The immediate context matters. Britain under the current government has not dramatically reversed its China posture — the Integrated Review still classifies Beijing as a "systemic challenge," and Parliament has maintained scrutiny of Chinese investments in critical infrastructure. What has shifted is the tone at the working level: the UK has allowed trade discussions to proceed on a separate track from security questions, and the Foreign Office has resumed some of the diplomatic channels it quietly suspended during the peak of the tensions. Wang's visit, described by Chinese state media as a return to "candid and pragmatic" engagement, reflects Beijing's own calculation that a non-confrontational relationship with a G7 economy carries commercial value at a moment when China's export machine faces headwinds from both US tariffs and domestic overcapacity concerns.

The structural frame here is not a genuine realignment but a managed coexistence between two powers with fundamentally divergent interests, where commercial pragmatism is being tested against security anxieties on both sides.
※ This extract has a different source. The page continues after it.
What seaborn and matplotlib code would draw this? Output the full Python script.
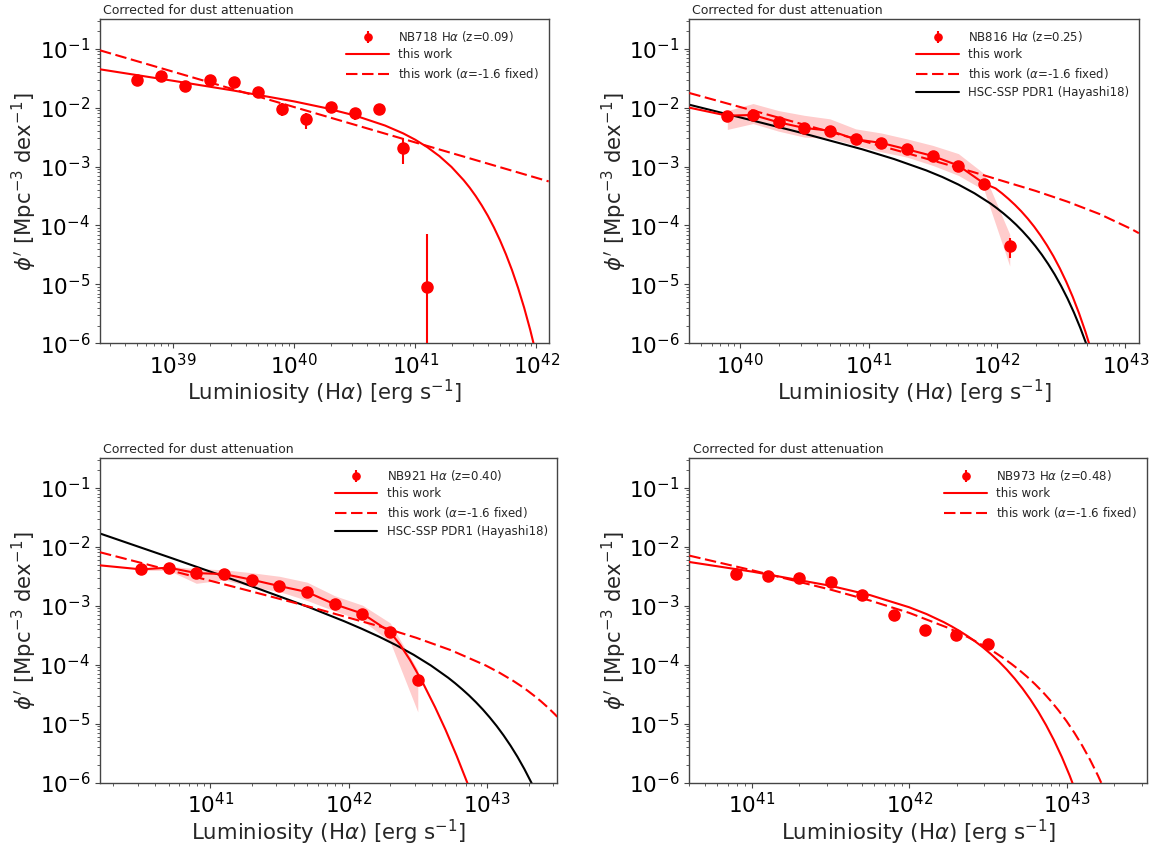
import numpy as np
import matplotlib
matplotlib.use("Agg")
import matplotlib.pyplot as plt
from matplotlib.ticker import LogLocator
import seaborn as sns

# ------------------------------------------------------------------ data
# Panel 1 : NB718 (z=0.09)
nb718_logL = [38.7, 38.9, 39.1, 39.3, 39.5, 39.7, 39.9, 40.1, 40.3, 40.5, 40.7, 40.9, 41.1]
nb718_phi = [3.0e-2, 3.44e-2, 2.33e-2, 3.0e-2, 2.69e-2, 1.85e-2, 9.6e-3, 6.3e-3, 1.03e-2,
             8.0e-3, 9.6e-3, 2.05e-3, 8.9e-6]
nb718_err = [3e-3, 3e-3, 2.5e-3, 3e-3, 3e-3, 2e-3, 2.3e-3, 1.9e-3, 1.5e-3, 1.9e-3, 1.5e-3,
             0.95e-3, 6.4e-5]
nb718_fit_logL = [38.395, 39.0, 39.5, 40.0, 40.25, 40.5, 40.75, 40.9, 41.0, 41.1, 41.2, 41.3,
                  41.4, 41.45, 41.5, 41.55, 41.6, 41.65, 41.7, 41.75, 41.8, 41.85, 41.9, 41.95,
                  42.0, 42.05, 42.1]
nb718_fit_logphi = [-1.349, -1.544, -1.710, -1.894, -2.002, -2.132, -2.303, -2.436, -2.544,
                    -2.671, -2.823, -3.007, -3.230, -3.358, -3.501, -3.660, -3.835, -4.031,
                    -4.249, -4.491, -4.759, -5.060, -5.395, -5.770, -6.187, -6.654, -7.175]
nb718_fix_logL = [38.395, 39.5, 40.5, 41.5, 42.103]
nb718_fix_logphi = [-1.027, -1.690, -2.290, -2.890, -3.252]

# Panel 2 : NB816 (z=0.25)
nb816_logL = [39.9, 40.1, 40.3, 40.5, 40.7, 40.9, 41.1, 41.3, 41.5, 41.7, 41.9, 42.1]
nb816_phi = [7.3e-3, 7.52e-3, 5.64e-3, 4.52e-3, 4.07e-3, 2.90e-3, 2.52e-3, 1.96e-3, 1.51e-3,
             1.04e-3, 5.15e-4, 4.46e-5]
nb816_err = [4e-4, 4e-4, 3e-4, 2.5e-4, 2e-4, 1.5e-4, 1.2e-4, 1e-4, 8e-5, 6e-5, 4e-5, 1.6e-5]
nb816_band_hi = [-2.05, -1.93, -2.05, -2.13, -2.19, -2.36, -2.43, -2.53, -2.64, -2.78, -3.12, -4.15]
nb816_band_lo = [-2.37, -2.27, -2.40, -2.50, -2.52, -2.64, -2.75, -2.84, -2.98, -3.15, -3.40, -4.69]
nb816_fit_logL = [39.604, 39.9, 40.1, 40.3, 40.5, 40.7, 40.9, 41.1, 41.3, 41.5, 41.7, 41.9,
                  41.99, 42.04, 42.09, 42.14, 42.19, 42.24, 42.29, 42.34, 42.39, 42.44, 42.49,
                  42.54, 42.59, 42.64, 42.69, 42.74, 42.79]
nb816_fit_logphi = [-2.00, -2.136, -2.124, -2.249, -2.345, -2.390, -2.537, -2.599, -2.707,
                    -2.820, -2.983, -3.288, -3.371, -3.455, -3.548, -3.649, -3.760, -3.883,
                    -4.019, -4.170, -4.337, -4.521, -4.727, -4.955, -5.209, -5.492, -5.807,
                    -6.158, -6.551]
nb816_fix_logL = [39.604, 40.5, 41.3, 41.8, 42.3, 42.55, 42.8, 43.05, 43.106]
nb816_fix_logphi = [-1.751, -2.290, -2.773, -3.083, -3.412, -3.596, -3.806, -4.063, -4.131]
nb816_h18_logL = [39.604, 40.0, 40.45, 40.95, 41.2, 41.45, 41.575, 41.7, 41.825, 41.95, 42.0,
                  42.05, 42.1, 42.15, 42.2, 42.25, 42.3, 42.35, 42.4, 42.45, 42.5, 42.55, 42.6,
                  42.65, 42.7, 42.75]
nb816_h18_logphi = [-1.950, -2.165, -2.412, -2.706, -2.873, -3.065, -3.177, -3.305, -3.453,
                    -3.627, -3.707, -3.793, -3.886, -3.987, -4.098, -4.219, -4.351, -4.496,
                    -4.656, -4.831, -5.026, -5.240, -5.478, -5.741, -6.033, -6.357]

# Panel 3 : NB921 (z=0.40)
nb921_logL = [40.5, 40.7, 40.9, 41.1, 41.3, 41.5, 41.7, 41.9, 42.1, 42.3, 42.5]
nb921_phi = [4.14e-3, 4.43e-3, 3.58e-3, 3.44e-3, 2.77e-3, 2.16e-3, 1.71e-3, 1.06e-3, 7.36e-4,
             3.60e-4, 5.47e-5]
nb921_err = [3e-4, 3e-4, 2.5e-4, 2e-4, 1.5e-4, 1.2e-4, 1e-4, 8e-5, 6e-5, 3e-5, 8e-6]
nb921_band_hi = [-2.36, -2.33, -2.37, -2.39, -2.44, -2.50, -2.60, -2.83, -2.99, -3.29, -4.09]
nb921_band_lo = [-2.40, -2.40, -2.62, -2.56, -2.68, -2.76, -2.91, -3.09, -3.25, -3.61, -4.80]
nb921_fit_logL = [40.204, 40.5, 40.7, 40.9, 41.1, 41.3, 41.5, 41.7, 41.9, 42.1, 42.3, 42.372,
                  42.444, 42.535, 42.625, 42.70, 42.78, 42.866, 42.92]
nb921_fit_logphi = [-2.315, -2.383, -2.354, -2.446, -2.463, -2.558, -2.666, -2.767, -2.976,
                    -3.133, -3.444, -3.66, -3.92, -4.30, -4.72, -5.10, -5.54, -6.05, -6.40]
nb921_fix_logL = [40.204, 40.74, 41.24, 41.74, 42.24, 42.49, 42.74, 42.99, 43.09, 43.19, 43.24,
                  43.29, 43.34, 43.39, 43.44, 43.49, 43.508]
nb921_fix_logphi = [-2.093, -2.418, -2.721, -3.031, -3.360, -3.544, -3.754, -4.011, -4.135,
                    -4.274, -4.351, -4.434, -4.524, -4.620, -4.725, -4.839, -4.883]
nb921_h18_logL = [40.204, 40.72, 41.22, 41.72, 41.97, 42.095, 42.22, 42.345, 42.47, 42.595,
                  42.72, 42.77, 42.82, 42.87, 42.92, 42.97, 43.02, 43.07, 43.12, 43.17, 43.22,
                  43.27, 43.32, 43.37, 43.42]
nb921_h18_logphi = [-1.775, -2.191, -2.601, -3.030, -3.264, -3.390, -3.524, -3.670, -3.831,
                    -4.013, -4.221, -4.314, -4.414, -4.520, -4.635, -4.759, -4.894, -5.039,
                    -5.198, -5.371, -5.560, -5.768, -5.996, -6.247, -6.524]

# Panel 4 : NB973 (z=0.48)
nb973_logL = [40.9, 41.1, 41.3, 41.5, 41.7, 41.9, 42.1, 42.3, 42.5]
nb973_phi = [3.50e-3, 3.24e-3, 2.92e-3, 2.53e-3, 1.55e-3, 7.08e-4, 3.89e-4, 3.24e-4, 2.25e-4]
nb973_err = [3e-4, 3e-4, 2.5e-4, 2.5e-4, 1.5e-4, 8e-5, 6e-5, 5e-5, 3e-5]
nb973_fit_logL = [40.601, 41.0, 41.5, 41.75, 42.0, 42.11, 42.22, 42.27, 42.32, 42.37, 42.42,
                  42.47, 42.52, 42.57, 42.62, 42.67, 42.72, 42.77, 42.82, 42.87, 42.92, 42.97,
                  43.02, 43.07, 43.12]
nb973_fit_logphi = [-2.258, -2.421, -2.662, -2.819, -3.026, -3.141, -3.279, -3.351, -3.429,
                    -3.514, -3.607, -3.709, -3.822, -3.946, -4.083, -4.235, -4.403, -4.589,
                    -4.795, -5.025, -5.280, -5.564, -5.881, -6.233, -6.627]
nb973_fix_logL = [40.601, 41.0, 41.5, 41.75, 42.0, 42.25, 42.375, 42.5, 42.55, 42.6, 42.65,
                  42.7, 42.75, 42.8, 42.85, 42.9, 42.95, 43.0, 43.05, 43.1, 43.15, 43.2, 43.25,
                  43.3]
nb973_fix_logphi = [-2.150, -2.398, -2.727, -2.911, -3.121, -3.378, -3.535, -3.718, -3.801,
                    -3.891, -3.987, -4.092, -4.206, -4.331, -4.466, -4.615, -4.778, -4.957,
                    -5.155, -5.373, -5.614, -5.881, -6.176, -6.504]

labels_data = ["NB718 H$\\alpha$ (z=0.09)", "NB816 H$\\alpha$ (z=0.25)",
               "NB921 H$\\alpha$ (z=0.40)", "NB973 H$\\alpha$ (z=0.48)"]
label_fit = "this work"
label_fix = "this work ($\\alpha$=-1.6 fixed)"
label_h18 = "HSC-SSP PDR1 (Hayashi18)"
title_text = "Corrected for dust attenuation"
xlabel_text = "Luminiosity (H$\\alpha$) [erg s$^{-1}$]"
ylabel_text = "$\\phi'$ [Mpc$^{-3}$ dex$^{-1}$]"

xlims_log = [(38.395, 42.103), (39.604, 43.106), (40.204, 43.508), (40.601, 43.509)]
ylim = (1e-6, 10 ** -0.5)

# ------------------------------------------------------------------ style
sns.set_theme(style="ticks")
plt.rcParams.update({
    "font.family": ["DejaVu Sans"],
    "mathtext.fontset": "dejavusans",
    "axes.edgecolor": "#444444",
    "axes.linewidth": 1.0,
    "xtick.color": "#444444",
    "ytick.color": "#444444",
    "xtick.labelcolor": "black",
    "ytick.labelcolor": "black",
    "xtick.major.size": 3.5,
    "ytick.major.size": 3.5,
    "xtick.minor.size": 2.0,
    "ytick.minor.size": 2.0,
    "xtick.major.width": 0.8,
    "ytick.major.width": 0.8,
    "xtick.minor.width": 0.6,
    "ytick.minor.width": 0.6,
})

W, H = 1155, 848
fig = plt.figure(figsize=(W / 100, H / 100), dpi=100)
fig.patch.set_facecolor("white")

boxes = [
    (100.0, 19.3, 448.7, 324.0),
    (689.3, 19.3, 449.6, 324.0),
    (100.0, 458.3, 457.3, 324.4),
    (689.3, 458.3, 457.3, 324.4),
]

panels = [
    dict(logL=nb718_logL, phi=nb718_phi, err=nb718_err,
         fit=(nb718_fit_logL, nb718_fit_logphi), fix=(nb718_fix_logL, nb718_fix_logphi),
         h18=None, band=None),
    dict(logL=nb816_logL, phi=nb816_phi, err=nb816_err,
         fit=(nb816_fit_logL, nb816_fit_logphi), fix=(nb816_fix_logL, nb816_fix_logphi),
         h18=(nb816_h18_logL, nb816_h18_logphi), band=(nb816_band_lo, nb816_band_hi)),
    dict(logL=nb921_logL, phi=nb921_phi, err=nb921_err,
         fit=(nb921_fit_logL, nb921_fit_logphi), fix=(nb921_fix_logL, nb921_fix_logphi),
         h18=(nb921_h18_logL, nb921_h18_logphi), band=(nb921_band_lo, nb921_band_hi)),
    dict(logL=nb973_logL, phi=nb973_phi, err=nb973_err,
         fit=(nb973_fit_logL, nb973_fit_logphi), fix=(nb973_fix_logL, nb973_fix_logphi),
         h18=None, band=None),
]

dash = (0, (5.5, 2.2))
minor_subs = [2, 3, 4, 5, 6, 7, 8, 9]

for i, (p, box) in enumerate(zip(panels, boxes)):
    x0, y0, w, h = box
    ax = fig.add_axes([x0 / W, (H - y0 - h) / H, w / W, h / H])
    ax.set_xscale("log")
    ax.set_yscale("log")

    L = 10 ** np.array(p["logL"])

    if p["band"] is not None:
        lo, hi = p["band"]
        ax.fill_between(L, 10 ** np.array(lo), 10 ** np.array(hi),
                        color="red", alpha=0.2, lw=0, zorder=1)

    handles = []
    h_data = ax.errorbar(L, p["phi"], yerr=p["err"], fmt="o", color="red",
                         ms=8, elinewidth=1.5, capsize=0, zorder=5)
    handles.append((h_data, labels_data[i]))

    fx, fy = p["fit"]
    sns.lineplot(x=10 ** np.array(fx), y=10 ** np.array(fy), ax=ax, color="red",
                 lw=1.5, estimator=None, sort=False, legend=False, zorder=4)
    handles.append((ax.lines[-1], label_fit))

    dx, dy = p["fix"]
    sns.lineplot(x=10 ** np.array(dx), y=10 ** np.array(dy), ax=ax, color="red",
                 lw=1.5, estimator=None, sort=False, legend=False, zorder=3)
    ax.lines[-1].set_linestyle(dash)
    handles.append((ax.lines[-1], label_fix))

    if p["h18"] is not None:
        hx, hy = p["h18"]
        sns.lineplot(x=10 ** np.array(hx), y=10 ** np.array(hy), ax=ax, color="black",
                     lw=1.5, estimator=None, sort=False, legend=False, zorder=2)
        handles.append((ax.lines[-1], label_h18))

    xl = xlims_log[i]
    ax.set_xlim(10 ** xl[0], 10 ** xl[1])
    ax.set_ylim(*ylim)

    ax.yaxis.set_major_locator(LogLocator(base=10, numticks=20))
    ax.yaxis.set_minor_locator(LogLocator(base=10, subs=minor_subs, numticks=40))
    ax.xaxis.set_major_locator(LogLocator(base=10, numticks=20))
    ax.xaxis.set_minor_locator(LogLocator(base=10, subs=minor_subs, numticks=40))
    ax.tick_params(axis="both", which="major", labelsize=15.5)
    ax.tick_params(axis="both", which="minor", labelbottom=False, labelleft=False)

    ax.set_xlabel(xlabel_text, fontsize=15.3, labelpad=0)
    ax.set_ylabel(ylabel_text, fontsize=15.3, labelpad=0)
    ax.set_title(title_text, loc="left", fontsize=9.0, pad=4, x=0.007)

    ax.legend([hh for hh, _ in handles], [ll for _, ll in handles], loc="upper right",
              frameon=False, fontsize=8.5, handlelength=3.6, markerscale=0.65,
              labelspacing=0.4, borderaxespad=0.4)

fig.savefig("out.png", dpi=100, facecolor="white")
The UK wants Chinese investment in clean energy and consumer goods markets; it also has statutory obligations to monitor Chinese involvement in port infrastructure and semiconductor-adjacent sectors. Beijing wants access to British financial services, university research partnerships, and a political environment where its technology standards — 5G, industrial sensors, EV supply chains — are not treated as presumptively hostile. Neither side is prepared to abandon those core interests, but both appear willing to talk rather than punish.

The counter-narrative worth noting: critics in Westminster and among intelligence-community observers argue that any thaw is cosmetic — that the Chinese Communist Party's fundamental orientation has not changed and that diplomatic engagement without concrete concessions simply grants Beijing a legitimacy halo without cost. That position has traction in the Conservative parliamentary caucus and among some senior civil servants. The government's counter-argument, internal documents suggest, is that isolation has not changed Chinese behaviour and that incremental commercial interdependence is worth the managed risk.

What the sources do not specify is whether any substantive agreements were signed during the visit, what specific sectors the position-alignment language covers, or whether the UK side offered any undertakings on technology restrictions. The headline-level reporting captures the diplomatic signal but not the substance underneath it. That gap matters: language about alignment is inexpensive; concrete commitments on 5G equipment procurement, investment screening thresholds, or rare-earth supply arrangements are not. Until the formal readouts are published — and the visit concluded only hours before this article filed — the thaw is real at the rhetorical level and unverified at the policy level.

The stakes, if the trajectory holds, are asymmetric but genuine. For London, a functional China relationship helps the UK's post-Brexit trade diversification strategy and keeps open a back channel to Beijing on climate finance and green technology supply chains where Chinese manufacturing capacity is effectively irreplaceable. For Beijing, a cooperative UK — even one constrained by security reviews — represents a chink in the Western coalition that Washington has worked to maintain since the trade war intensified. The test over the next six months will be whether the language of alignment produces any joint Communiqués or memoranda of understanding that commit both sides to specifics, or whether the visit remains a diplomatic gesture without follow-through.

This publication's reading of the China-UK file notes that both capitals are, in practice, operating a policy of selective engagement: keeping security channels at arm's length while allowing commercial and climate channels to function. That policy has been in place informally since 2022. What Wang's language signals is that Beijing is now willing to call it something more formal — and that the UK is not yet refusing the invitation.


Desk note: Wire coverage of the Wang Yi visit led with the alignment language. This article foregrounds the structural gap between diplomatic rhetoric and policy substance — the angle the wires treated as secondary.